Incluso antes de que el día amanezca, quien desea y busca a Dios con todo el anhelo ya se ha puesto en marcha. "Me adelanto a la aurora pidiendo auxilio, / esperando tus palabras", leemos en el salmo dedicado a celebrar el amor de Dios mostrado en la Ley (Sal 119,147). Después de una larga espera nocturna, entregada a la oración, el orante está se­guro de que Dios responderá, quién sabe si a través de un oráculo sacerdotal. Los ojos del fiel vigilan. Ven cómo va disipándose la noche. Las primeras luces del día asoman tímidamente por el hori­zonte. Es el tiempo propicio para esperar la palabra del Señor, mientras los labios del creyente van susurrando la ley y su corazón vibra de Esperanza. Quien así se sitúa ante Dios, sea cual sea la circuns­tancia en la que vive, actúa como el cen­tinela, que espera la llegada de la aurora: "Mi vida aguarda a mi Dueño, / más que el centinela la aurora; ¡más que el centi­nela la aurora…!" (Sal 130,6). ¡Cuánto anhelo tras esta repetida exclamación! La imagen es gráfica e intensa. Nos evo­ca el diálogo que leemos en Isaías: "Cen­tinela, ¿qué queda de la noche? Centine­la, ¿qué queda de la noche?" -se le pre­gunta al vigía-, y éste responde: "Viene la mañana" (Is 21,11-12). El orante se ha constituido en centinela. Ha pasado la noche en vigilia, y acaso confiando, por aquello que celebra el salmo del peregri­no en el templo: Quien vive a la sombra del Omnipotente, "no temerá el espanto nocturno, / ni la flecha que vuela a me­diodía" (Sal 91,5).

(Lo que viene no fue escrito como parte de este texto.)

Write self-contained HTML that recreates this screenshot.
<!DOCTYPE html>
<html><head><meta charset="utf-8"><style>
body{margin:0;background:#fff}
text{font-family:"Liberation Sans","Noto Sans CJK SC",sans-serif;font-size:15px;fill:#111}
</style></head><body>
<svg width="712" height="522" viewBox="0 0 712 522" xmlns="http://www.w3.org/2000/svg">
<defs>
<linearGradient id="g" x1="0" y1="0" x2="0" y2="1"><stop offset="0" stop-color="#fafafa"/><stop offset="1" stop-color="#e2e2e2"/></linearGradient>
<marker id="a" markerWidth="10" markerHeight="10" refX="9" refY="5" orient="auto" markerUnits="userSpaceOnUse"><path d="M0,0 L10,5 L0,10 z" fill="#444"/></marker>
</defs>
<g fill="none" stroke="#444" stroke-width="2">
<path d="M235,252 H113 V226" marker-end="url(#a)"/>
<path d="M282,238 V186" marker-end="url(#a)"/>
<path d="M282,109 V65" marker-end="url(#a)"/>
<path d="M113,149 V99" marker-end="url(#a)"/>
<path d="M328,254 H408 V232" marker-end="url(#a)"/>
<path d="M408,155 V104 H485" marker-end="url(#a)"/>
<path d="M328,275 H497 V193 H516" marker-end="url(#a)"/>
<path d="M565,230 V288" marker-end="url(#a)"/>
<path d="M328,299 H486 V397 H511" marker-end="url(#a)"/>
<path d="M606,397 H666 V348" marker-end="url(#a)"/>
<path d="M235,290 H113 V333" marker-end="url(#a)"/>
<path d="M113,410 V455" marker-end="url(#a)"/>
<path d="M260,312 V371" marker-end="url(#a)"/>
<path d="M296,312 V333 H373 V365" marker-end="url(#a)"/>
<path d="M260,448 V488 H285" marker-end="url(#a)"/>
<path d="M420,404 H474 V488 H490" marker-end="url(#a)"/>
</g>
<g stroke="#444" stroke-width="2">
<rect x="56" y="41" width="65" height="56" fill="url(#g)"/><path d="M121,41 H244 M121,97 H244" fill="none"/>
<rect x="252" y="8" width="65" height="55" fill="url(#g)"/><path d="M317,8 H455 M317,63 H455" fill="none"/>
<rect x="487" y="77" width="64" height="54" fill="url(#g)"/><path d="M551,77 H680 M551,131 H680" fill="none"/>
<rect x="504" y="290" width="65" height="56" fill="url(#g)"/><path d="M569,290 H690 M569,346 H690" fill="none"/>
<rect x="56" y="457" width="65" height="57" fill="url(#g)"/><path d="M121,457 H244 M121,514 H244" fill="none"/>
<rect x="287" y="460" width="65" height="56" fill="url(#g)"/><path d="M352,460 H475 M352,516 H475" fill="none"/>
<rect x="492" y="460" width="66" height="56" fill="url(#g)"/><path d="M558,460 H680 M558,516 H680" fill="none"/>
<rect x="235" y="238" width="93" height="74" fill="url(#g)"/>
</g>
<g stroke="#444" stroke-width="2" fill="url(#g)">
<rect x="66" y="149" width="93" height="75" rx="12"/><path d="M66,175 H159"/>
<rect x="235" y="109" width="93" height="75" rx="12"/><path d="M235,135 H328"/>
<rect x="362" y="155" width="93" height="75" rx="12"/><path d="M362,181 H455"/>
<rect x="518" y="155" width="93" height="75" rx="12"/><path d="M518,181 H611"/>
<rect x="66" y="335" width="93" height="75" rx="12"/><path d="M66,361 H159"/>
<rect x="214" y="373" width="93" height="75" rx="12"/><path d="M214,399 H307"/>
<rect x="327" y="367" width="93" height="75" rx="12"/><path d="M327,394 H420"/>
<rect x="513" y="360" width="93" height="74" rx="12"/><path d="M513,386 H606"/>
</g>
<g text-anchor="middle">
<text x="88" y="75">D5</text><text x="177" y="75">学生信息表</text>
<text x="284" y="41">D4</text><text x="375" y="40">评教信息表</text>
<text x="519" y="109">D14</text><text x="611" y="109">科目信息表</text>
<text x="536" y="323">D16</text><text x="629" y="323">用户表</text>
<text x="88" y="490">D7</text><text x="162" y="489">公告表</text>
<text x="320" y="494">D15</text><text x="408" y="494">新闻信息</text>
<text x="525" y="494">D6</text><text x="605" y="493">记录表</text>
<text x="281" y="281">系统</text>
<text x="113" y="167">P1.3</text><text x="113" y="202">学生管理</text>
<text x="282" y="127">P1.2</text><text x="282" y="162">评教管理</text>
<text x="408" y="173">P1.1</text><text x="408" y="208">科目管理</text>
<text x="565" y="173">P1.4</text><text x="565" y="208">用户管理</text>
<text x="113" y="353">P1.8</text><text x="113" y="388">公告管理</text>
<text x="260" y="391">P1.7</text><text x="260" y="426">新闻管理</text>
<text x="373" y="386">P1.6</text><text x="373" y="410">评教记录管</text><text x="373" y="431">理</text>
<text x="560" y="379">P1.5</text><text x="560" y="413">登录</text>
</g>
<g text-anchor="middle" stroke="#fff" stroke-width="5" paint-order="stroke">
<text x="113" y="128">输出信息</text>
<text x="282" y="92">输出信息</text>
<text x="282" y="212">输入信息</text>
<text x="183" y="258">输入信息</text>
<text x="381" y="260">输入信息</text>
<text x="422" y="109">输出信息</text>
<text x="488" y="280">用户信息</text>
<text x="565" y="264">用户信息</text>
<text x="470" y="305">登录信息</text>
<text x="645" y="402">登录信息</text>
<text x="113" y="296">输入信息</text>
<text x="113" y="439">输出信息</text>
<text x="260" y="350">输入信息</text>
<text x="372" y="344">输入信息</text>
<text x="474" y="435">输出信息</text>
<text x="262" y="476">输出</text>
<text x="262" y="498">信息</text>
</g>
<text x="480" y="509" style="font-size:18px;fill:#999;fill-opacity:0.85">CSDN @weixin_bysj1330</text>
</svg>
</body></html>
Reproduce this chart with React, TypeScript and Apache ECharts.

Sean cuales fueren los peligros noc­turnos o matutinos, Dios protege y cuida al creyente. Éste se ha constituido en centinela que está al acecho de la huida de las tinieblas y de la llegada de la luz. Tagore lo expresaba bellamente en su ofrenda lírica: "Mi delicia es esperar y espiar al borde del camino, por donde la luz sigue a la sombra… El aire se llena del perfume de la promesa. Sé que lle­gará el momento feliz, y yo lo veré" (XLIV). ¡Yo lo veré…! ¿Qué verá el cen­tinela? ¿Qué contemplará el espía al bor­de del camino, por el que viene la luz tras las tinieblas?

De momento recordemos que la maña­na es un buen momento para expresar el deseo anhelante de Dios; un deseo incon­tenible y sustancial. Aunque con el nuevo día sea posible todo tipo de esperanza, el dolor y la angustia pueden abarcar tam­bién el amanecer y prolongarse a lo largo
del día. No es tiempo de callar, sino de clamar; que todo el cuerpo se convierta en oración. Habrá una mañana para quien espera al Señor. Dios responderá, mien­tras la fragancia de la promesa divina se esparce por los caminos.